JB: We are all “common Knicks Twitter” to one person on the birdie app that we all know from our mentions. But I think we can end by agreeing that the Knicks didn’t epically fail in trading Kristaps Porzingis, at least not from a roster-building standpoint.

After years of trading away draft picks, falling back in the lottery, and failing to identify or develop the right players, the fact they somehow ended up with Kristaps Porzingis — a true unicorn, as cliché as it now sounds — and couldn’t find a way to make him at least their second-best player during a competitive window that turned into several playoff runs is, if nothing else, depressing.

That said, he has to be healthy to be the second-best player on your team. And perhaps the unknown of the added draft picks and cap space netted in the trade is a trail worth exploring instead of the relatively known path forward with Porzingis and his injury history.

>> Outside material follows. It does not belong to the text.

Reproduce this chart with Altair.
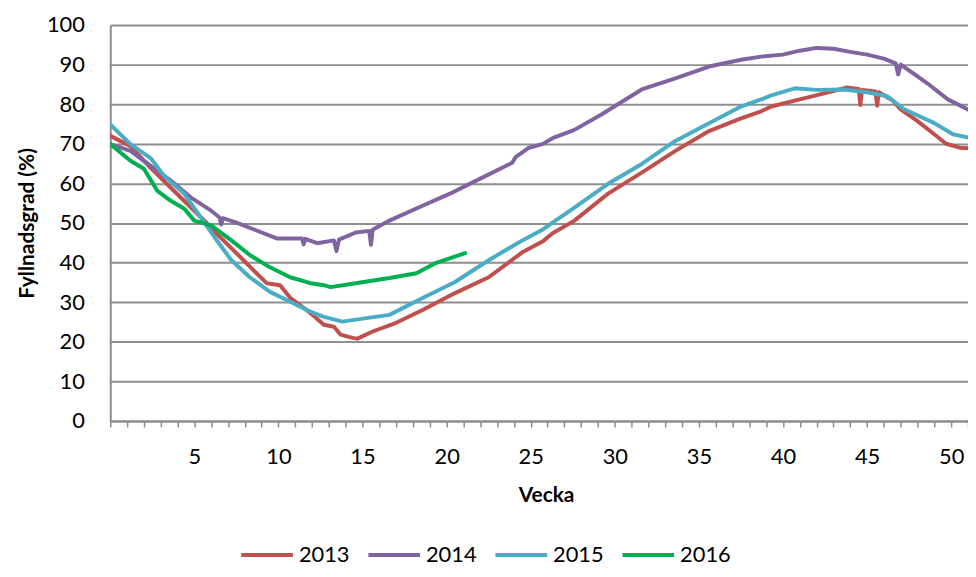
import altair as alt
import pandas as pd

# Week positions and fill levels (%)
weeks_2013 = [0, 1.2, 2.4, 3.6, 4.8, 5.6, 6.3, 7.5, 8.7, 9.3, 10.1, 10.7, 11.9, 12.7, 13.3, 13.7,
              14.4, 14.7, 15.6, 17.0, 18.6, 20.5, 22.5, 24.5, 25.7, 26.3, 27.6, 29.6, 31.6, 33.6,
              35.6, 37.5, 38.7, 39.3, 41.0, 42.5, 43.8, 44.5, 44.6, 44.7, 45.5, 45.6, 45.7, 46.5,
              47.0, 48.0, 48.9, 49.7, 50.5, 51.3]
values_2013 = [72.0, 69.4, 63.9, 58.9, 53.9, 50.6, 47.4, 42.4, 37.3, 34.8, 34.3, 31.1, 27.3, 24.3,
               23.8, 21.8, 21.0, 20.8, 22.6, 24.8, 28.1, 32.3, 36.3, 42.6, 45.3, 47.4, 50.6, 57.4,
               62.7, 68.2, 73.2, 76.4, 78.2, 79.4, 81.2, 82.8, 84.2, 83.8, 79.8, 83.6, 83.2, 79.6,
               83.0, 81.0, 78.7, 75.7, 72.7, 70.0, 69.0, 68.8]

weeks_2014 = [0, 1.2, 2.4, 3.6, 4.8, 6.0, 6.5, 6.6, 6.7, 7.5, 8.7, 9.9, 11.4, 11.5, 11.6, 12.3,
              13.3, 13.45, 13.6, 14.6, 15.4, 15.5, 15.6, 16.6, 18.6, 20.2, 22.0, 23.9, 24.1, 24.9,
              25.7, 26.3, 27.6, 29.2, 31.6, 33.6, 35.6, 37.5, 38.7, 40.0, 41.0, 42.0, 43.0, 44.0,
              45.0, 46.0, 46.7, 46.85, 47.0, 48.0, 48.6, 49.8, 51.3]
values_2014 = [69.9, 68.2, 64.4, 60.7, 56.4, 53.1, 51.4, 49.6, 51.2, 50.1, 48.1, 46.1, 46.1, 44.6,
               46.0, 44.9, 45.6, 42.9, 45.8, 47.6, 48.0, 44.5, 48.3, 50.6, 54.4, 57.4, 61.2, 65.2,
               66.6, 69.0, 69.9, 71.4, 73.5, 77.4, 83.7, 86.5, 89.5, 91.2, 92.0, 92.5, 93.5, 94.2,
               94.0, 93.2, 92.5, 91.5, 90.3, 87.5, 90.0, 87.0, 85.2, 81.2, 78.0]

weeks_2015 = [0, 1.2, 2.4, 3.2, 4.4, 5.1, 6.2, 7.2, 8.3, 9.5, 10.7, 11.9, 12.7, 13.8, 14.6, 16.6,
              18.6, 20.5, 22.5, 24.5, 25.7, 26.3, 27.6, 29.6, 31.6, 33.6, 35.6, 37.5, 38.7, 39.3,
              40.7, 42.0, 43.6, 45.0, 46.2, 47.2, 49.0, 50.1, 51.3]
values_2015 = [74.9, 69.9, 66.4, 61.9, 57.4, 53.1, 46.4, 40.6, 36.3, 32.6, 30.1, 27.6, 26.3, 25.1,
               25.6, 26.8, 31.1, 35.1, 40.6, 45.6, 48.3, 50.1, 53.9, 59.9, 64.9, 70.7, 75.2, 79.4,
               81.2, 82.2, 84.0, 83.6, 83.7, 83.0, 82.0, 78.7, 75.2, 72.4, 71.3]

weeks_2016 = [0, 1.2, 2.0, 2.8, 3.6, 4.4, 5.0, 6.0, 7.2, 8.3, 9.5, 10.7, 11.9, 12.7, 13.1, 14.6,
              16.6, 18.2, 19.3, 21.1]
values_2016 = [69.9, 65.7, 63.7, 58.1, 55.6, 53.6, 50.6, 49.4, 45.6, 41.9, 38.8, 36.3, 34.8, 34.3,
               33.8, 34.8, 36.1, 37.3, 39.8, 42.4]

years = ["2013", "2014", "2015", "2016"]
colors = ["#C0504D", "#8064A2", "#4BACC6", "#00B050"]
week_ticks = list(range(0, 52))
y_ticks = list(range(0, 101, 10))

frames = []
for yr, w, v in [("2013", weeks_2013, values_2013), ("2014", weeks_2014, values_2014),
                 ("2015", weeks_2015, values_2015), ("2016", weeks_2016, values_2016)]:
    frames.append(pd.DataFrame({"Vecka": w, "Fyllnadsgrad": v, "År": yr}))
df = pd.concat(frames, ignore_index=True)

FONT = "Lato"

chart = alt.Chart(df).mark_line(strokeWidth=4, strokeCap="round", strokeJoin="round", clip=True).encode(
    x=alt.X("Vecka:Q",
            scale=alt.Scale(domain=[0, 51.0], nice=False, zero=False),
            axis=alt.Axis(title="Vecka", values=week_ticks, grid=False,
                          labelExpr="datum.value % 5 == 0 && datum.value > 0 ? datum.label : ''",
                          labelOverlap=False, labelFlush=False,
                          tickSize=6, tickWidth=1.5, tickColor="#8c8c8c",
                          domainColor="#8c8c8c", domainWidth=2,
                          labelPadding=20, labelFontSize=22, labelFont=FONT, labelColor="#000000",
                          titleFont=FONT, titleFontSize=21, titleFontWeight="bold", titleColor="#000000",
                          titleX=439, titleY=75, titleAlign="center", titleBaseline="middle")),
    y=alt.Y("Fyllnadsgrad:Q",
            scale=alt.Scale(domain=[0, 100], nice=False),
            axis=alt.Axis(title="Fyllnadsgrad (%)", values=y_ticks, grid=True,
                          gridColor="#8e8e8e", gridWidth=2, tickSize=0,
                          domainColor="#8c8c8c", domainWidth=2,
                          labelPadding=26, labelFontSize=22, labelFont=FONT, labelColor="#000000",
                          titleFont=FONT, titleFontSize=21, titleFontWeight="bold", titleColor="#000000",
                          titleX=-83, titleY=199.5, titleAlign="center", titleBaseline="middle")),
    color=alt.Color("År:N", scale=alt.Scale(domain=years, range=colors),
                    legend=alt.Legend(title=None, orient="none", direction="horizontal", columns=4,
                                      legendX=130, legendY=506,
                                      symbolType="stroke", symbolSize=2704, symbolStrokeWidth=4,
                                      labelFont=FONT, labelFontSize=22, labelColor="#000000",
                                      labelOffset=4, columnPadding=10)),
).properties(
    width=864, height=399,
    autosize=alt.AutoSizeParams(type="none"),
    padding={"left": 103, "top": 15, "right": 0, "bottom": 147},
).configure_view(stroke=None)

chart.save("out.html", embed_options={"renderer": "svg", "actions": False})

I think our conversation highlights why it is so difficult to evaluate the Porzingis trade. You can make legitimate arguments for both sides. There are scenarios yet to unfold that could prove one team as the overwhelming winner. But at the time of the trade, still several months away from free agency, with apparently no guarantees from Kevin Durant, it seems like they made the move too soon, depressing his value due to the contracts they needlessly attached in moving him. And that’s why, even if we agree that trading him was eventually the right play, I still believe the trade they made was a bad one (or not as good as it could have been).